Витя после спектакля вечером же вернулся в Минск, а я осталась ночевать у Татá, в Борисове. Я радовалась за нее: она избавится от «осиного гнезда». Назначение Константина Михайловича было блестящее, он был самый молодой губернатор в России, но жаль было с ними расстаться. Татá с болью отрывалась от любимого дела. Утром мы пили с ней кофе на обширном балконе дачи с красивым видом на город Борисов, закутанный не то дымом, не то утренним туманом. К обеду надо было вернуться в Минск, где становилось скучно, жарко, душно: не спасали и два балкона. Ничего не может быть скучнее лета в городской обстановке!

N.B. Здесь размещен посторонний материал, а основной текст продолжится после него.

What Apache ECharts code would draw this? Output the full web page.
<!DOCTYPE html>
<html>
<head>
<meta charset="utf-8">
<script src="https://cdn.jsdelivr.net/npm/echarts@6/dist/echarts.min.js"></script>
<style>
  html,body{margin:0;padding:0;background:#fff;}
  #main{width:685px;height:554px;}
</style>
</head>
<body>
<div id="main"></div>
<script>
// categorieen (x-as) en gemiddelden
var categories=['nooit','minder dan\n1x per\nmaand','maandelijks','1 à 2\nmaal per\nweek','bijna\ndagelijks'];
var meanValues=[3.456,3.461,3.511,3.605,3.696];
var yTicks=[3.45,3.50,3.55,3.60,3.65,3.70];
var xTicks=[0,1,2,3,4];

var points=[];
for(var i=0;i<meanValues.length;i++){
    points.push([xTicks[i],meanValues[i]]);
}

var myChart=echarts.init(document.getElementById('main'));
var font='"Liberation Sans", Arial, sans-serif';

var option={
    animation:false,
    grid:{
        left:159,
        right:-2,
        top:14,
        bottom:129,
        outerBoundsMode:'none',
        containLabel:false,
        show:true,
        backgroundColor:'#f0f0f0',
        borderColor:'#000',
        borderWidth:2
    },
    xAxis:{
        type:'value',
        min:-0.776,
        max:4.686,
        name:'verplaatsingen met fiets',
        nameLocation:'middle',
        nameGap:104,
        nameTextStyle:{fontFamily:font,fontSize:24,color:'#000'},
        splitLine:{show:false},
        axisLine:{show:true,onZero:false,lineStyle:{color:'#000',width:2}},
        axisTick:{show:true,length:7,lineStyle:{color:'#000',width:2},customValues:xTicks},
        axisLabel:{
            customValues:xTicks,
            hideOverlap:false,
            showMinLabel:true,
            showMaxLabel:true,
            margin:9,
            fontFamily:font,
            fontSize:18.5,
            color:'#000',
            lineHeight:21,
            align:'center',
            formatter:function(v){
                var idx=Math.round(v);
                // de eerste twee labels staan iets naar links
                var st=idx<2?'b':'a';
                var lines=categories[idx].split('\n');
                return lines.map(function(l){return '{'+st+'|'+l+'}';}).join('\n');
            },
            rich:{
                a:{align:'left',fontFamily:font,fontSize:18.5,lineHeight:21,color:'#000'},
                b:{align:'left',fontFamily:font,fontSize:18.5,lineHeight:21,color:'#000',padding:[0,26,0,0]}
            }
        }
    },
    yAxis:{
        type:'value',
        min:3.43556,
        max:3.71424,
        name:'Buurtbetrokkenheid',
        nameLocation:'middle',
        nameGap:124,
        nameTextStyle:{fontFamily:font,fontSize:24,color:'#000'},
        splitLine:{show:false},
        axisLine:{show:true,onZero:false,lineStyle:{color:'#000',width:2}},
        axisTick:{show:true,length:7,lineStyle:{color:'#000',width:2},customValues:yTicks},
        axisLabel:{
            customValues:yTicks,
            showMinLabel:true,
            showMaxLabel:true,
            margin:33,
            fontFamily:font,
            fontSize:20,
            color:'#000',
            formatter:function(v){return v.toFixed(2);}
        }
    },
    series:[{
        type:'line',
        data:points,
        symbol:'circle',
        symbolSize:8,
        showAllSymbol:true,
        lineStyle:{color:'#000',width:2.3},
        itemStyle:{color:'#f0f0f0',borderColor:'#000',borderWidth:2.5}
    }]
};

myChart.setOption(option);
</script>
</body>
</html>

Дома меня ожидало письмо из Губаревки. Оленька писала длинное, жалобное письмо. Она просила не слушать опасений Лели и ворчания Тети, которые считают нас уже погибшими. Она решительно не хочет ни процентов бумаг, ни закладных, она хочет с нами купить земли с усадьбой. Непременно с усадьбой! Я не стану здесь приводить этого письма.

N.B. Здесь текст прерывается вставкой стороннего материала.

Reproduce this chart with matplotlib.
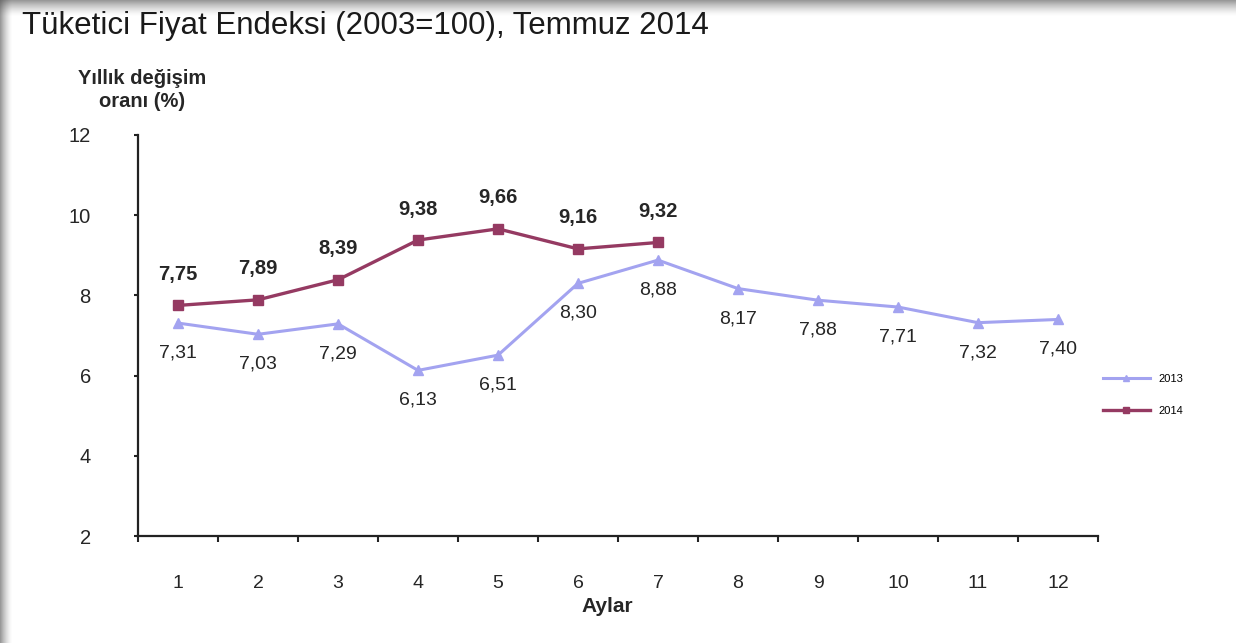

Скажу кратко, что русская пословица говорит о тесноте для двух медведиц. В этом был, в сущности, смысл всей нашей затеи, важнее всех приводимых пунктов в письмах моих к Леле. В этом была зарыта собака! Но даже намекнуть Леле на это нельзя было! Достаточно, что я ссылалась на его будущих зятьев, но, конечно, не в них было дело. Вопрос был в том, что Леля лишил Шунечку голоса и значения в домашнем хозяйстве Губаревки, чтобы оградить от малейшего столкновения с ней Оленьку и Тетю, Тетушку, которая должна была себя чувствовать по-прежнему полновластной хозяйкой в Губаревке. Но как относилась к этому молодая хозяйка? Она уже провела в Губаревке четырнадцать лет, как на даче, но нравилось ли это ей? Сначала бессознательно, потом очень сознательно понимала я, что теперь же, не нарушая мира в семье, в особенности не огорчая Лели, который не допускал и мысли о возможном отсутствии Тети или Оленьки летом в Губаревке, теперь развязать руки Наташе, дать ей голос и значение в Губаревке и в то же время облегчить судьбу моей бедной Оленьки, которая каждое лето вертелась, как уж на сковороде, между претензиями, требованиями и сплетнями слишком большого штата прислуги двух различных хозяйств.
Ссоры и пикировка «столичных» с нашими «деревенскими» вызывали глухое недовольство, а иногда и с трудом скрываемые обиды обеих сторон. Леля властно тушил эти огоньки возможной вражды. Шунечка глотала слезы и готовые вырваться жалобы Леле; и Оленька умалчивала, как тяжело ей переносить недовольство ею: она так старалась, так уставала за день в хлопотах по хозяйству, но ведь и почтенные патриархи Авраам и Лот сочли за благо расстаться только из-за столкновения домочадцев своих слуг! Нет, конечно, если бы Тетя с Оленькой покинули Губаревку, для Лели это было бы большим горем. Но знать, что какова пора не мера[174], есть куда уехать в свое собственное гнездышко, являлось бы моральным утешением для Оленьки. К тому же ее постоянно крушила забота о своих «épaves»[175], как называла она целый ряд своих друзей, которым летом некуда было деваться за неимением средств для дачи. Некоторые из них приезжали на все лето в Губаревку, но это тяготило и Тетю, и семью Лели, становилось тесно. Сестре только что пришлось отказать двум подругам-институткам, которые без деревенского режима не могли поправить свое расшатанное здоровье, и это ее ужасно огорчило. Витя давно знал о всех этих «нюансах», переживаемых нами. Он знал, что и зимой еще Оленька главным образом искала не проценты, а своего угла, совместно с нами.